The business value belongs to the risk and lending functions, and it has two parts that have to be defined together. The outcome is lower credit losses and better portfolio quality, and, inseparably, decisions that are defensible to regulators and to applicants. The owner is the chief risk officer or head of lending, with compliance as a co-owner because defensibility is not optional here; the metrics are loss rates, portfolio quality, decision speed, and the ability to explain and document any individual decision. The output is a score that drives a consequential decision about a person, and that fact governs everything the use case requires.

This use case sits at the demanding end of the delivery range, and not primarily because of data messiness. It is demanding because in a regulated environment the data foundation behind the model is a precondition for deployment, not an enhancement. A model that predicts default well but cannot be explained and traced is not a model you are allowed to put into production.

What it actually takes to deliver

Building an accurate model is, by current standards, the easier half. A competent team can produce a model that beats a legacy scorecard. The bar in regulated lending is defensibility, and it rests on three things the model does not supply on its own.

The first is traceable feature construction. Every input has to be reconstructable: when the model uses average balance over the trailing twelve months, you must be able to show exactly how that value was computed, from which source records, through which transformations. A feature assembled from a pipeline no one can fully reconstruct cannot support a decision you have to defend, however predictive it is. The second is documented training data provenance. You must be able to state what the model was trained on, where it came from, and what it represents, because if the training data encodes historical bias, lending patterns that disadvantaged a protected group, the model reproduces that bias at scale under a veneer of objectivity, and without provenance you cannot even investigate whether it is happening. The third is a governance chain connecting each live decision back to governed source data, so that when an applicant is declined you can produce an unbroken trace: this decision, from this model version, using these features, computed from these records. That chain is what turns an opaque output into an actual explanation, and regulators do not accept opacity as one.

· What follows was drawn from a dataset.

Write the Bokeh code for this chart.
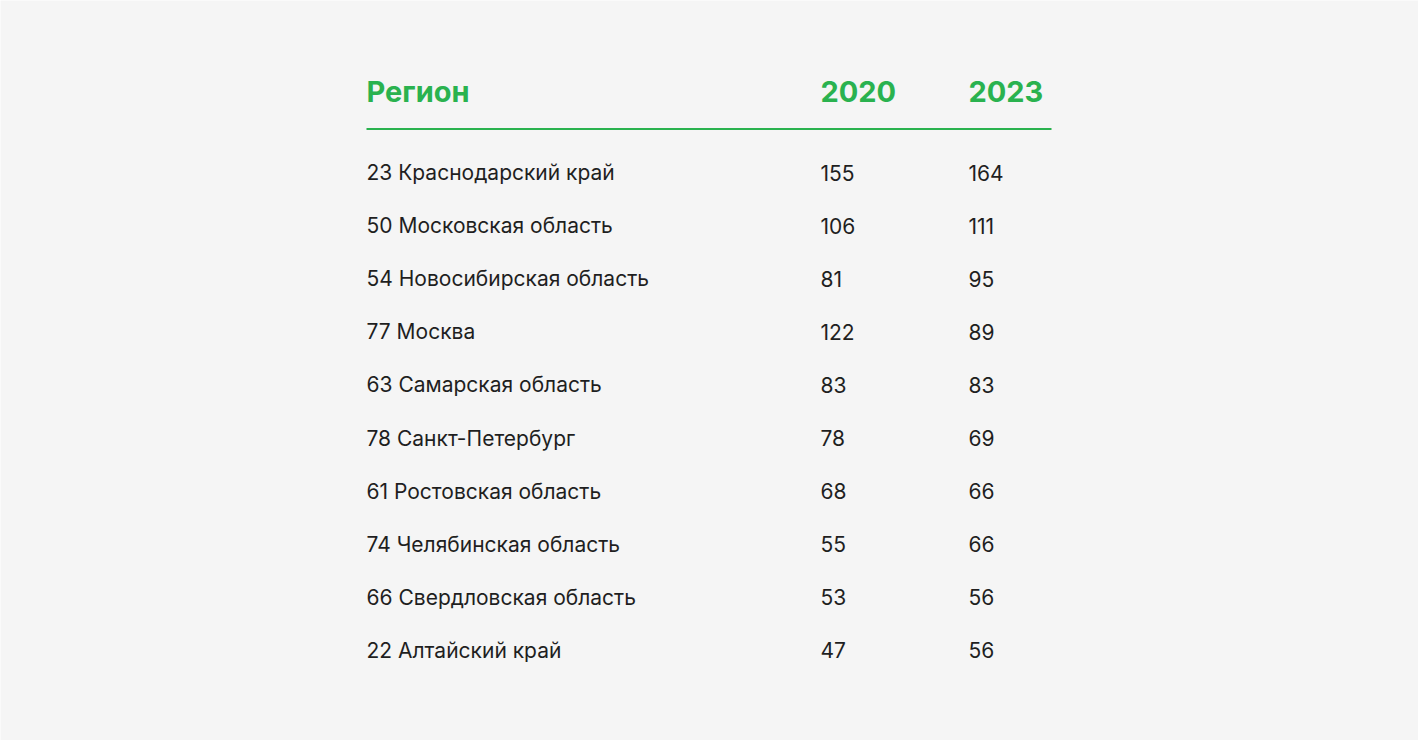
from bokeh.plotting import figure
from bokeh.models import Range1d, ColumnDataSource
from bokeh.core.properties import value
from bokeh.embed import file_html
from bokeh.resources import INLINE

header = ["Регион", "2020", "2023"]
regions = ["23 Краснодарский край", "50 Московская область", "54 Новосибирская область",
           "77 Москва", "63 Самарская область", "78 Санкт-Петербург",
           "61 Ростовская область", "74 Челябинская область", "66 Свердловская область",
           "22 Алтайский край"]
v2020 = [155, 106, 81, 122, 83, 78, 68, 55, 53, 47]
v2023 = [164, 111, 95, 89, 83, 69, 66, 66, 56, 56]

W, H = 1418, 740
GREEN = "#2ab24f"
TEXT = "#1f1f1f"
BG = "#f5f5f5"

p = figure(width=W, height=H, x_range=Range1d(0, W), y_range=Range1d(H, 0),
           output_backend="svg", toolbar_location=None, min_border=0)
p.axis.visible = False
p.grid.visible = False
p.outline_line_color = None
p.background_fill_color = BG
p.border_fill_color = BG

col_x = [366, 820, 968]
header_y = 91
row0, step = 172, 53.1

p.text(x=col_x, y=[header_y] * 3, text=header, text_color=GREEN,
       text_font=value("Inter"), text_font_style="bold", text_font_size="29px",
       text_baseline="middle", text_align="left")
p.segment(x0=[366], y0=[128.5], x1=[1051], y1=[128.5], line_color=GREEN, line_width=2)

ys = [row0 + i * step for i in range(len(regions))]
src = ColumnDataSource(dict(y=ys, r=regions, a=[str(v) for v in v2020], b=[str(v) for v in v2023]))
for x, col in zip(col_x, ["r", "a", "b"]):
    p.text(x=x, y="y", text=col, source=src, text_color=TEXT,
           text_font=value("Inter"), text_font_size="21px",
           text_baseline="middle", text_align="left")

html = file_html(p, INLINE)
html = html.replace("<body>", '<body style="margin:0;background:#f5f5f5;overflow:hidden">', 1)
open("out.html", "w").write(html)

There is a fourth requirement that lives after deployment rather than before it. A credit model does not stay correct on its own, because the population it scores drifts: economic conditions change, applicant behavior shifts, and the relationships the model learned weaken over time. A score that was well-calibrated at launch can quietly degrade until it is approving risk it should decline, and in a regulated setting that drift is not just a performance problem but an examination exposure. So the use case includes ongoing monitoring of model performance and stability, periodic revalidation, and a documented process for retraining or retiring a model when it drifts, with the same lineage discipline applied to each new version so the audit trail never breaks. A model nobody is watching is a model nobody can defend.

This is why the data work here is the use case rather than a supporting task. Without lineage, provenance, and an explainability chain, the model cannot lawfully or safely operate in production, no matter how well it backtests.

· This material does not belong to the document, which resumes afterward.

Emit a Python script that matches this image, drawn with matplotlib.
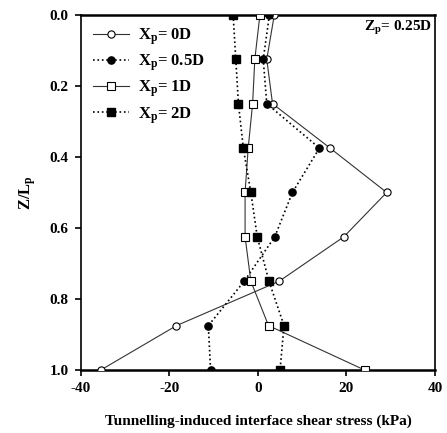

What to ask, prepare, and implement

Ask whether you can reconstruct every feature the model uses from source through transformation, document what it was trained on, and trace any single decision back to governed source data without hesitation. Prepare by building governed data pipelines and feature lineage before deployment, and by testing the model for disparate impact as a standard step, not a special investigation. Implement with explainability and documentation as first-class deliverables: an audit-ready record for every decision, model documentation a regulator can review, and a defined process for handling and explaining adverse decisions to applicants.

Resources to make it land

On people and roles, this use case is people-heavy on governance: a business owner in risk, a model risk management or model governance function, compliance and legal involvement, data engineering to build traceable pipelines, and data science for the model itself. On skills and external help, the differentiating skills are model risk governance, regulatory compliance, and feature lineage engineering rather than modeling alone; many institutions bring in outside model validation and regulatory expertise precisely because defensibility is where examinations focus. On data work and tooling, expect to invest in governed data pipelines with full lineage, a documented and version-controlled feature store, training-data provenance records, bias and disparate-impact testing, and tooling that produces an audit trail for every decision.

The readiness questions are these. Can you reconstruct every model feature from its source data? Can you document the training data and demonstrate the model was tested for disparate impact? Can you trace any individual live decision back to governed source data and explain it to an examiner? If the answer to any is no, the model is not ready for a regulated production environment regardless of its accuracy, and the real question is whether you are prepared to build the lineage, provenance, and explainability foundation before deployment rather than after an examination forces it.